# Collected data
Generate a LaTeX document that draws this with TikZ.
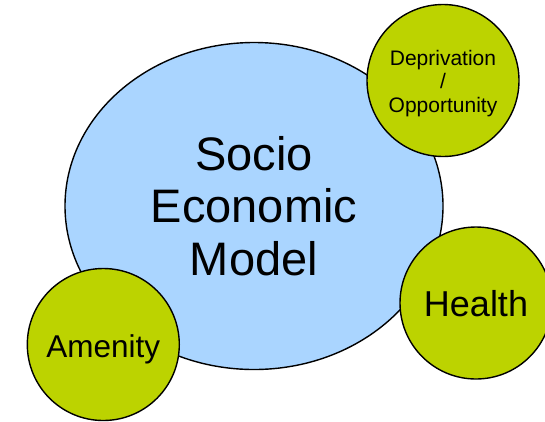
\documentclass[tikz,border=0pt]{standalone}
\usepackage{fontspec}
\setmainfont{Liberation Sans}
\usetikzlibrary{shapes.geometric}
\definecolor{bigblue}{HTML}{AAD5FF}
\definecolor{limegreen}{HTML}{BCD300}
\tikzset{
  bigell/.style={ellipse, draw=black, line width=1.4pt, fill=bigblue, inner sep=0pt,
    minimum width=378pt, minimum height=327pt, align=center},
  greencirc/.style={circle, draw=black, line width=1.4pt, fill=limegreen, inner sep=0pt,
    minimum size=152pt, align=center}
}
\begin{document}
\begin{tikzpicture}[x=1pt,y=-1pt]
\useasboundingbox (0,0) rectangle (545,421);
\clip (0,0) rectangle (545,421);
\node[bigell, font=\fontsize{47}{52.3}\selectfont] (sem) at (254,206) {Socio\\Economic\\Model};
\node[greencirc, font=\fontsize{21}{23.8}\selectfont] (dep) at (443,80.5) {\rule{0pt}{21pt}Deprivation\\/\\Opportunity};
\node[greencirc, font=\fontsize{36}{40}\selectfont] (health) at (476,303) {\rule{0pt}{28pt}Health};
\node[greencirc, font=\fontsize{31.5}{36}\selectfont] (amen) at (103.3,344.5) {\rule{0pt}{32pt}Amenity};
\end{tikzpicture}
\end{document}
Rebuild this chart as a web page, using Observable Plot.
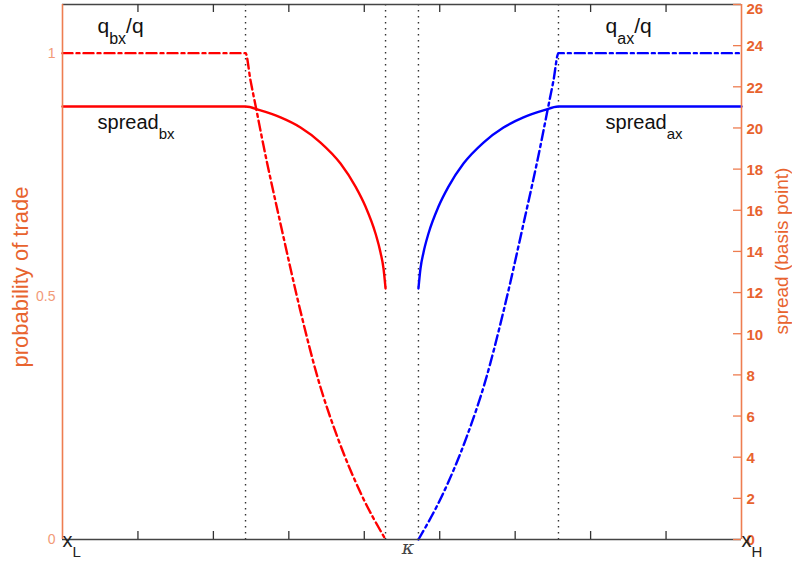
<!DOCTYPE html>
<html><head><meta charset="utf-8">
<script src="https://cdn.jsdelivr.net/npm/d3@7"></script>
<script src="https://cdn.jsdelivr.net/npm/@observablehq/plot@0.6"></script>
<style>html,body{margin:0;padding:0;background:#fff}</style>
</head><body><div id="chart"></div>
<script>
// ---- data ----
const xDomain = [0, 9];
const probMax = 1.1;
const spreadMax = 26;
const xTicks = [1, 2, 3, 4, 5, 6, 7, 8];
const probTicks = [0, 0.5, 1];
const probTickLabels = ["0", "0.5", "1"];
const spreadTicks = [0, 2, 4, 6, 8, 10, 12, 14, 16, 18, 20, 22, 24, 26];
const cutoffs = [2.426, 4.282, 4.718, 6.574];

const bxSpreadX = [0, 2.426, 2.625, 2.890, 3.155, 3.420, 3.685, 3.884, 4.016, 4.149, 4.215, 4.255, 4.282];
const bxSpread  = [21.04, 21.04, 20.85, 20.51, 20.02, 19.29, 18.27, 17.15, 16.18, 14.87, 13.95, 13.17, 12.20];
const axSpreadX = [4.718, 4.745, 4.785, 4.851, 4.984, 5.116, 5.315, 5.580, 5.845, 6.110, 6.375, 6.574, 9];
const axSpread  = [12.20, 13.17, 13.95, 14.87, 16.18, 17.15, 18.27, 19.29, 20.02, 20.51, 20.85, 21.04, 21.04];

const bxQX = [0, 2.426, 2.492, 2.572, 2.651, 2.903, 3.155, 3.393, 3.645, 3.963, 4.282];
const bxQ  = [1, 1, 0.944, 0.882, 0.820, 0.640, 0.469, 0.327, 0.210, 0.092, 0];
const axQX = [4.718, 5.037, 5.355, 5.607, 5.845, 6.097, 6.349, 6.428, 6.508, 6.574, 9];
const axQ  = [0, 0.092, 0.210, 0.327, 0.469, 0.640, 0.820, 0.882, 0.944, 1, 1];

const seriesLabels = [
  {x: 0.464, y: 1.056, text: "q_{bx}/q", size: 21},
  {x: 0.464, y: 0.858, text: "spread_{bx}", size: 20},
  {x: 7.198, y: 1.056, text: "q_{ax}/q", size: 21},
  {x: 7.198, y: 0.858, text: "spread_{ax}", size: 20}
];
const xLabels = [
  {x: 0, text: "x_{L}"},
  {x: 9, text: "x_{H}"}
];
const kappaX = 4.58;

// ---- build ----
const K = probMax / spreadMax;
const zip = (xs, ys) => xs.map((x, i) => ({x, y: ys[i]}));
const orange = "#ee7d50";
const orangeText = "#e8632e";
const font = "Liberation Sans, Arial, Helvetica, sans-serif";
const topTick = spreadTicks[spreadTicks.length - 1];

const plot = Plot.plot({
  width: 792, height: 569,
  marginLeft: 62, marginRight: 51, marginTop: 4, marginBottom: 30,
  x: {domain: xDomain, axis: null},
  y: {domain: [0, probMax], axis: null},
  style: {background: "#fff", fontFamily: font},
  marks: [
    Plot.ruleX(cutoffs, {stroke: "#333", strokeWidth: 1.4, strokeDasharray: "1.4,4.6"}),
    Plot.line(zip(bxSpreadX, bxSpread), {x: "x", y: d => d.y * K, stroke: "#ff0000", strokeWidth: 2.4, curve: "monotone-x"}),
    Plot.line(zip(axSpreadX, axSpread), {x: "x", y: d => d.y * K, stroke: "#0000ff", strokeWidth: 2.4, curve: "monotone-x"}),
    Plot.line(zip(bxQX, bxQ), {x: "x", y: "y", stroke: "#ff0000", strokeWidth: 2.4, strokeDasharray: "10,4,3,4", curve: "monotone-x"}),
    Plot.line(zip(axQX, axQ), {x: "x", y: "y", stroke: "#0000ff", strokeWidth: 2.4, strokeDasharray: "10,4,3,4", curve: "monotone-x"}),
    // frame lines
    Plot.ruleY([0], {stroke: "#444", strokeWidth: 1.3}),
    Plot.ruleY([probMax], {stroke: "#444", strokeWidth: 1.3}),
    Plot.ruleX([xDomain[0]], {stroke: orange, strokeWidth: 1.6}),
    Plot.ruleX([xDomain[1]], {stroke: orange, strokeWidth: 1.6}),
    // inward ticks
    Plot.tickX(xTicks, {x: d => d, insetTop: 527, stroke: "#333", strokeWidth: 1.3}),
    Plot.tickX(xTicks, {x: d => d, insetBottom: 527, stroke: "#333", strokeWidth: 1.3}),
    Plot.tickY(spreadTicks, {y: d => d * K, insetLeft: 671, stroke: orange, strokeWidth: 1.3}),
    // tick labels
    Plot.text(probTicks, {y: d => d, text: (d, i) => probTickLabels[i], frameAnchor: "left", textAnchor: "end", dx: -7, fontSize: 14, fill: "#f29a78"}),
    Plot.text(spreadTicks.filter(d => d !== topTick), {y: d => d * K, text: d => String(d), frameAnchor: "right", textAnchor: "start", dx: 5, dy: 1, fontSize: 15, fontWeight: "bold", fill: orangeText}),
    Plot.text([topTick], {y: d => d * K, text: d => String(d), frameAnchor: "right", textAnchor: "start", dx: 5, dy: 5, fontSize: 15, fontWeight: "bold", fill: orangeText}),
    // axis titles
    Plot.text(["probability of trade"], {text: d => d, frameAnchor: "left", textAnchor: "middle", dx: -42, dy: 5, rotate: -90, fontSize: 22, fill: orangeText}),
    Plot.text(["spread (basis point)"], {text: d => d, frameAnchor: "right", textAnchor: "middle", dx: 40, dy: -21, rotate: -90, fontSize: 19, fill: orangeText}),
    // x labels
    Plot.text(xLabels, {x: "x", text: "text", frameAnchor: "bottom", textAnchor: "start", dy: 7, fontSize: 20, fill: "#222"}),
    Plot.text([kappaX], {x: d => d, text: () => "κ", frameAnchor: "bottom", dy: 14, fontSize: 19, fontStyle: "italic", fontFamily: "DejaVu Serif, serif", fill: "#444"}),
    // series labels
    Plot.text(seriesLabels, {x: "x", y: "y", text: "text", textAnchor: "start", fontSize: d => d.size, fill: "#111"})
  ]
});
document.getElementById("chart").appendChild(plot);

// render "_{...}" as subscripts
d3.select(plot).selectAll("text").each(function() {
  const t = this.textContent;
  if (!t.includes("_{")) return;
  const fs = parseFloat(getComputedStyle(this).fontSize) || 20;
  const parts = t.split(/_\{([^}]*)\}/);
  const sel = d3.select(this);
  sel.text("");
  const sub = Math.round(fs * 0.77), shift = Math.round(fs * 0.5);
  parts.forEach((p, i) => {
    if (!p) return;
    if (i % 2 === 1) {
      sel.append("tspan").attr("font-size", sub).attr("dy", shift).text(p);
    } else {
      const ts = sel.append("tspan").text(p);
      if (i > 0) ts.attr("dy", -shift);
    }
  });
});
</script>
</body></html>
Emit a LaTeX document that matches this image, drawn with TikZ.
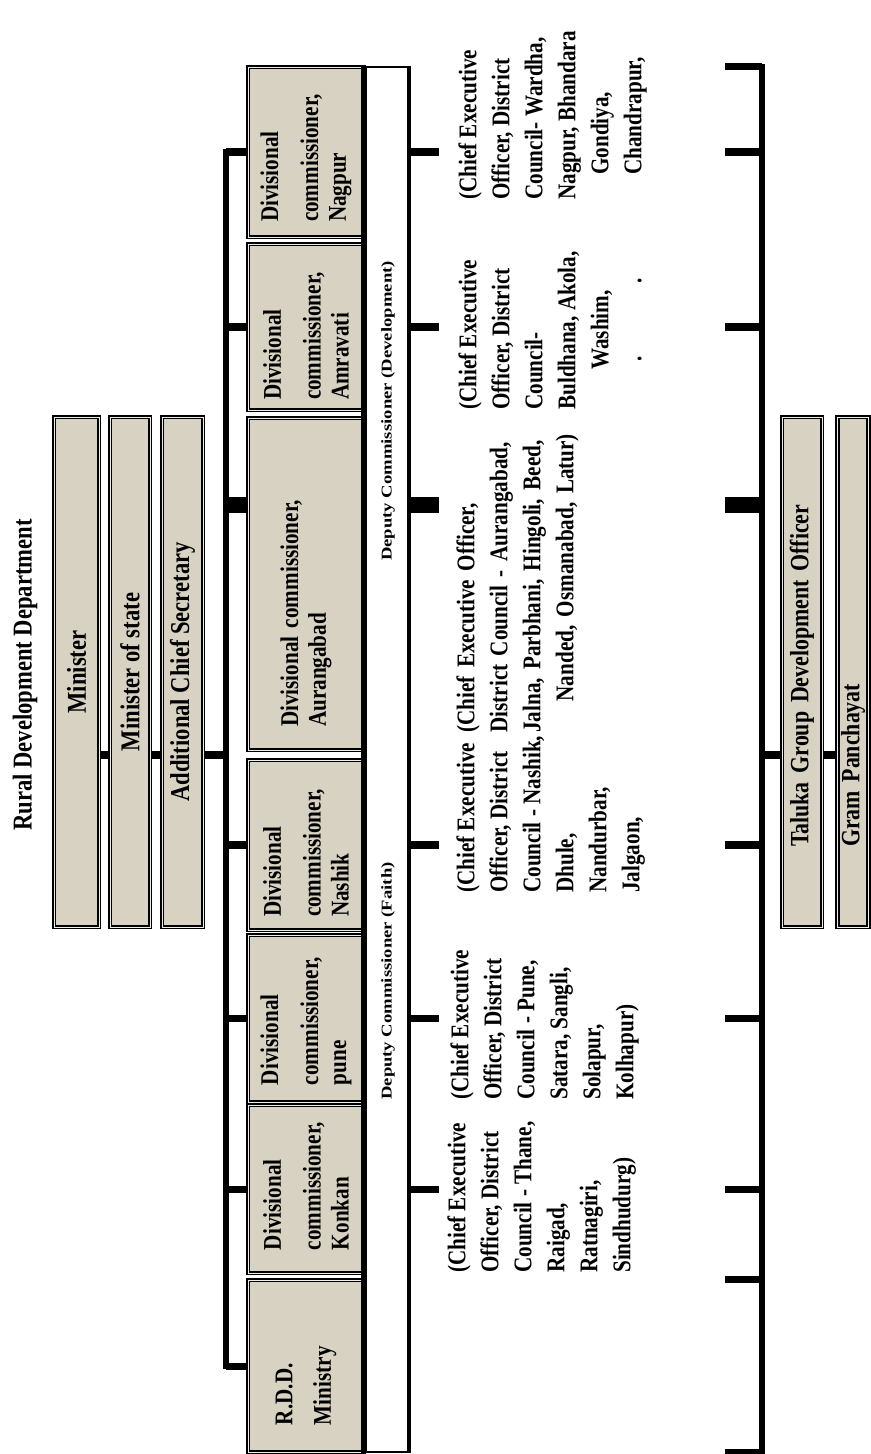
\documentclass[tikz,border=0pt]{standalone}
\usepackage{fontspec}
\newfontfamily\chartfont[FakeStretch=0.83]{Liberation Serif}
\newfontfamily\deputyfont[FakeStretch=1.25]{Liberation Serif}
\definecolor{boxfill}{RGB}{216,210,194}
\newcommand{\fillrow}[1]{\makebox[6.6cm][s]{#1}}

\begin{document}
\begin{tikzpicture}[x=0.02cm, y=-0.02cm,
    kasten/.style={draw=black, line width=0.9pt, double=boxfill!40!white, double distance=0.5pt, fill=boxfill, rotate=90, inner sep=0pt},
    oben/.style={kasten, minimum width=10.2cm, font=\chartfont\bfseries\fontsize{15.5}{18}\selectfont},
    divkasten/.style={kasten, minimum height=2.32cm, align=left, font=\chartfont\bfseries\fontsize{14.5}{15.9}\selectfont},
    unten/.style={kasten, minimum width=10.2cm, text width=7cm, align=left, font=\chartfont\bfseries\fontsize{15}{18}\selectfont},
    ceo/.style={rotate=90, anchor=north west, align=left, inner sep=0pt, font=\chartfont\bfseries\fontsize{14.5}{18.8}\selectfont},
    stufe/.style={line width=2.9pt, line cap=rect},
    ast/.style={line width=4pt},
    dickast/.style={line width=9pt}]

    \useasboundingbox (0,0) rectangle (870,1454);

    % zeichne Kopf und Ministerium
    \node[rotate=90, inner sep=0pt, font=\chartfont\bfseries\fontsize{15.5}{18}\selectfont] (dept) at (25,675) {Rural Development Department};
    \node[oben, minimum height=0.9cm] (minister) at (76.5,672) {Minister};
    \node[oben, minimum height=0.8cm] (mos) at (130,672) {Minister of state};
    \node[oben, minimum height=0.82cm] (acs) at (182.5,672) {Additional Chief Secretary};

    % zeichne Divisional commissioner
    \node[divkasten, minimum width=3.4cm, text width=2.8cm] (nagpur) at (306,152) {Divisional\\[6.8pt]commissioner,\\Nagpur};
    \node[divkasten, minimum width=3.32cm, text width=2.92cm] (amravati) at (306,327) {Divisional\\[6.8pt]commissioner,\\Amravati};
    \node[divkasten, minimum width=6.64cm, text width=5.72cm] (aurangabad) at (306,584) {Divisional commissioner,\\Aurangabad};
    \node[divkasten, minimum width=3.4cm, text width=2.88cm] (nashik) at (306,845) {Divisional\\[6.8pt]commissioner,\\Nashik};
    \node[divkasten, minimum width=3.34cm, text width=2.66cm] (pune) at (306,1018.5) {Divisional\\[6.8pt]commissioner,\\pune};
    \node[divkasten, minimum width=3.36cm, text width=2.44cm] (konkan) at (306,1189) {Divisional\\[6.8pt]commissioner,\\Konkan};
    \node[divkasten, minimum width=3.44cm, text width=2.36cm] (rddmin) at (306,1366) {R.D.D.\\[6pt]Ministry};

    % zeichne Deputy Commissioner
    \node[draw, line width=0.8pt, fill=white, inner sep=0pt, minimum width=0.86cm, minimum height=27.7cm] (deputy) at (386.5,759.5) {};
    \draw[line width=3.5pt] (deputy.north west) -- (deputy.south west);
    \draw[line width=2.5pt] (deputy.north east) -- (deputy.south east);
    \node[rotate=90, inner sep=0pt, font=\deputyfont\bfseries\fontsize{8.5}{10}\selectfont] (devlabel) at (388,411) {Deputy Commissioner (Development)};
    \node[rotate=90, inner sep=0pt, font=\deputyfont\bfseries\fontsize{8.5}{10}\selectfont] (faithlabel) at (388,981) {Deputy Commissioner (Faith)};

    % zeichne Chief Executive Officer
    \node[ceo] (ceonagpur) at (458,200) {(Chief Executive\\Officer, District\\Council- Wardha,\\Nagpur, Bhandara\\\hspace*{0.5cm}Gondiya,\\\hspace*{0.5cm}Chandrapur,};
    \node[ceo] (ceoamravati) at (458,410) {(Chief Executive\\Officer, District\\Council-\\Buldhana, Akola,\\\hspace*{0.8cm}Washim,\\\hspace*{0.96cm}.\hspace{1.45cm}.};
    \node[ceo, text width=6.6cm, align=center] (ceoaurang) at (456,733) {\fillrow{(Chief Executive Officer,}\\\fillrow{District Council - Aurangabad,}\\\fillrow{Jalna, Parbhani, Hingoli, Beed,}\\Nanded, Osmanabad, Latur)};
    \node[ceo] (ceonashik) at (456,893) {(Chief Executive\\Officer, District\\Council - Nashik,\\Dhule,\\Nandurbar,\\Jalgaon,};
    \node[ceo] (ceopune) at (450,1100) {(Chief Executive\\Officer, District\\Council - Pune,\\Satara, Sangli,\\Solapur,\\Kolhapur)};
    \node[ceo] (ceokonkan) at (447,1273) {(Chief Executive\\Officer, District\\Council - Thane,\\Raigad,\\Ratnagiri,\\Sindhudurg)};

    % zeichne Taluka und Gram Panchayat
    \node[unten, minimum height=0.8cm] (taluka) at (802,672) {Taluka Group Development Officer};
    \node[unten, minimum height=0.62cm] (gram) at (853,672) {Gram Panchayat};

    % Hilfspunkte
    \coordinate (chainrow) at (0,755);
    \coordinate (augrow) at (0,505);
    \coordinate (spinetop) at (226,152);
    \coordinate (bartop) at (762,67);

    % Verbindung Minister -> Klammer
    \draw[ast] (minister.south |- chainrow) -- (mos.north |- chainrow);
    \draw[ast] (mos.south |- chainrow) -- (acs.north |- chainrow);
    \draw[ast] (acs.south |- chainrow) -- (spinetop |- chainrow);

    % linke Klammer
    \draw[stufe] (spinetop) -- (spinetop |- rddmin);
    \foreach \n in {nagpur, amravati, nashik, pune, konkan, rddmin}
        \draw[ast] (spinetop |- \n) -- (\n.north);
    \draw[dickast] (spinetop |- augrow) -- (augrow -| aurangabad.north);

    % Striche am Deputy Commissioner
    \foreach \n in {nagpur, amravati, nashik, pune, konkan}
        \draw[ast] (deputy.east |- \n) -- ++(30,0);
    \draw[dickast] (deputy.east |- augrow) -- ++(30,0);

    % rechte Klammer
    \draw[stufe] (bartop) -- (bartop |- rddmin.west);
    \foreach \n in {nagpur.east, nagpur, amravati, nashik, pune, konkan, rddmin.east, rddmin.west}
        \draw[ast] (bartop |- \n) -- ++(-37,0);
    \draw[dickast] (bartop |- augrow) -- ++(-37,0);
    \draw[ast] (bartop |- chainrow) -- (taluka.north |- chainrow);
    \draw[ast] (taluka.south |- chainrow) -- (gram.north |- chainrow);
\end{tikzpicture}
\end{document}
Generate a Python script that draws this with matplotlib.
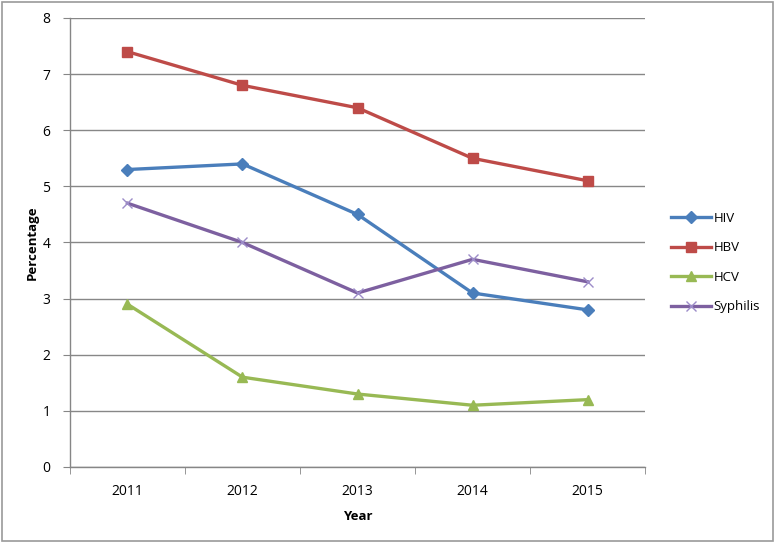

# Work instructions
A number is the only answer here: how many lines of the material above contain "that"?

# Complete output
3